Escape From Planet Trash
Sink The Pink and the Pleasance
Pleasance Theatre, London
After last year's How To Catch a Krampus, Sink the Pink is back with Escape from Planet Trash as the second in their queer Christmas Trilogy at the Pleasance Theatre in London.
This sci-fi B-movie skit is set in the future. A spaceship which set out years earlier to find a new planet for the human race to inhabit is now running out of food and fuel, with no end to its mission in sight.
A distress signal, the only sign of life detected in some time, leads a task force made up of Captain Houston and Private Parts to Planet Trash.
On this rubbish-strewn globe, they find apocalypse survivors Ginger Johnson and her son, Sonny, a still-adolescent 28-year-old born on the day of the disaster.

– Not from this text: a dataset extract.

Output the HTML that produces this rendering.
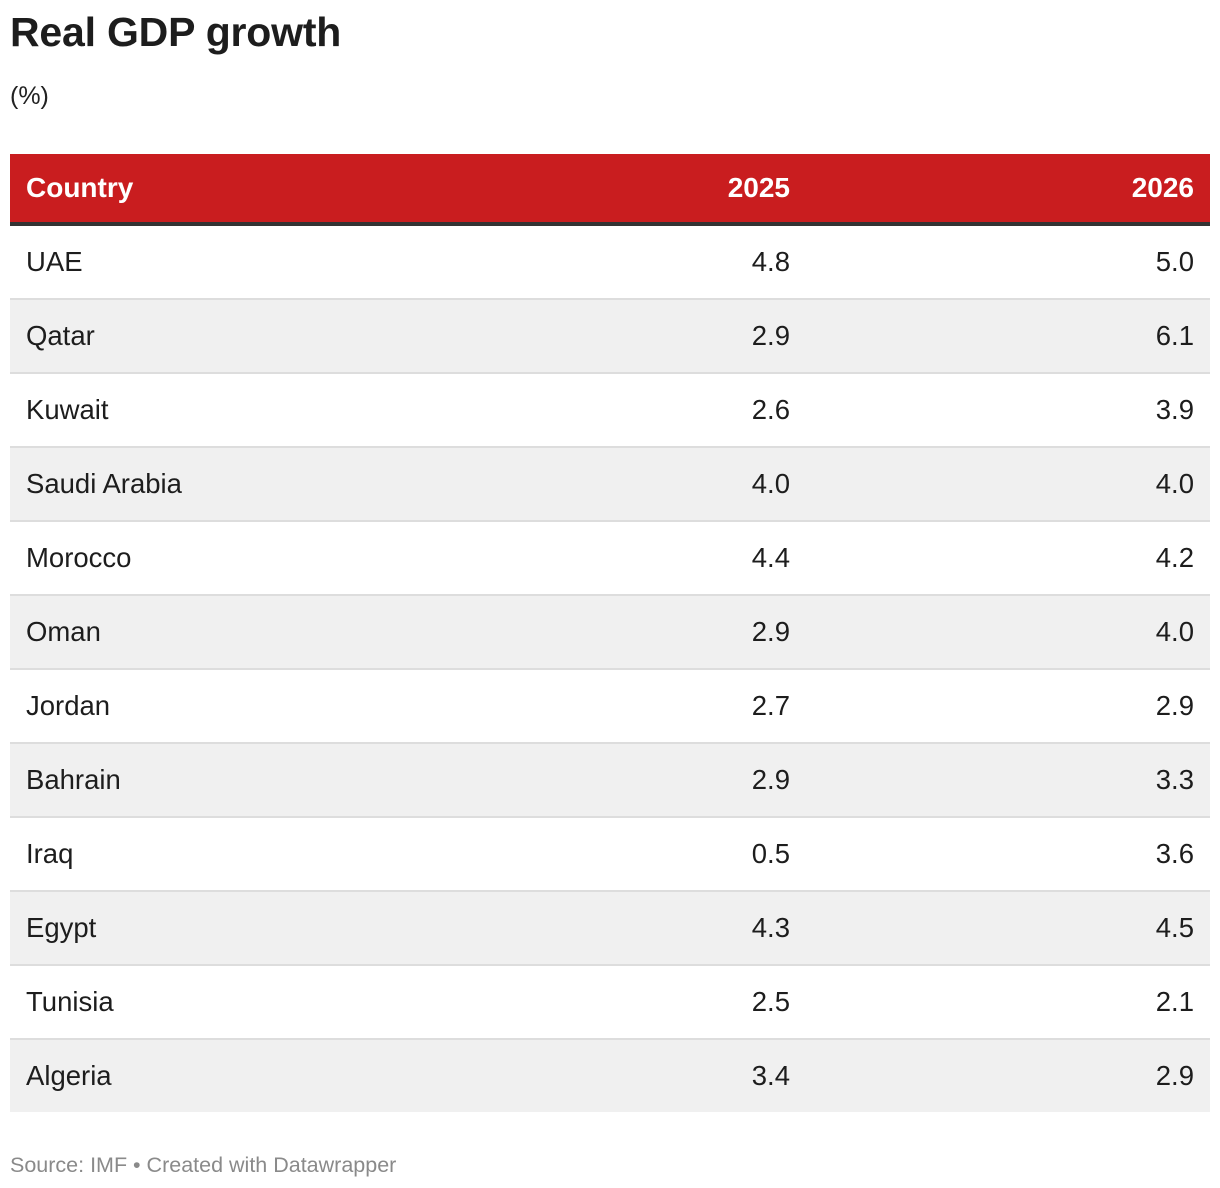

Thereafter, it all becomes a bit chaotic, carried along—sometimes dragged along—by Johnson's charisma and quick way with words.
Briefly, I hoped that some order would be restored but stopped caring when a megalomaniac turkey with testicular snoods sang a parody of The Rolling Stones' "Paint it Black". Chaos-schmaos.
This is one of several uses and abuses of well-known songs including, of course, Bowie's "Starman" and Europe's "Final Countdown". My cup runneth over when we all joined in with the chorus of "Always Look on the Bright Side of Life" to cheer up depressed Piece of Shit played by Lavinia Co-op.
When it is this bonkers, a story is only necessary to keep you going until the next gag, but as the plot unfolds (or should that be unravels?), there are space travelling singing nuns (eat your heart out Maria von Trapp), kidnappings and naturally a fair bit of camp nonsense.
There is some great singing from Maxi More as Turkey (and other characters) and Mairi Houston as the Captain, and David Cumming has unflagging energy as Sonny. Mahatma Khandi as alien scientist Private Parts who projects least well is occasionally inaudible as the amplification frequently fell below standard.
Johnson, who wrote Escape From Planet Trash, also did the designs for it including a semi-transparent body suit that would be the envy of Barbarella. Perhaps also directing the show was biting off more than can be managed without smudging your lipstick, even for Johnson, but for rough and ready fun with a seasonal message of cross-species love, you can't beat an evening of good-natured, space-travelling bedlam.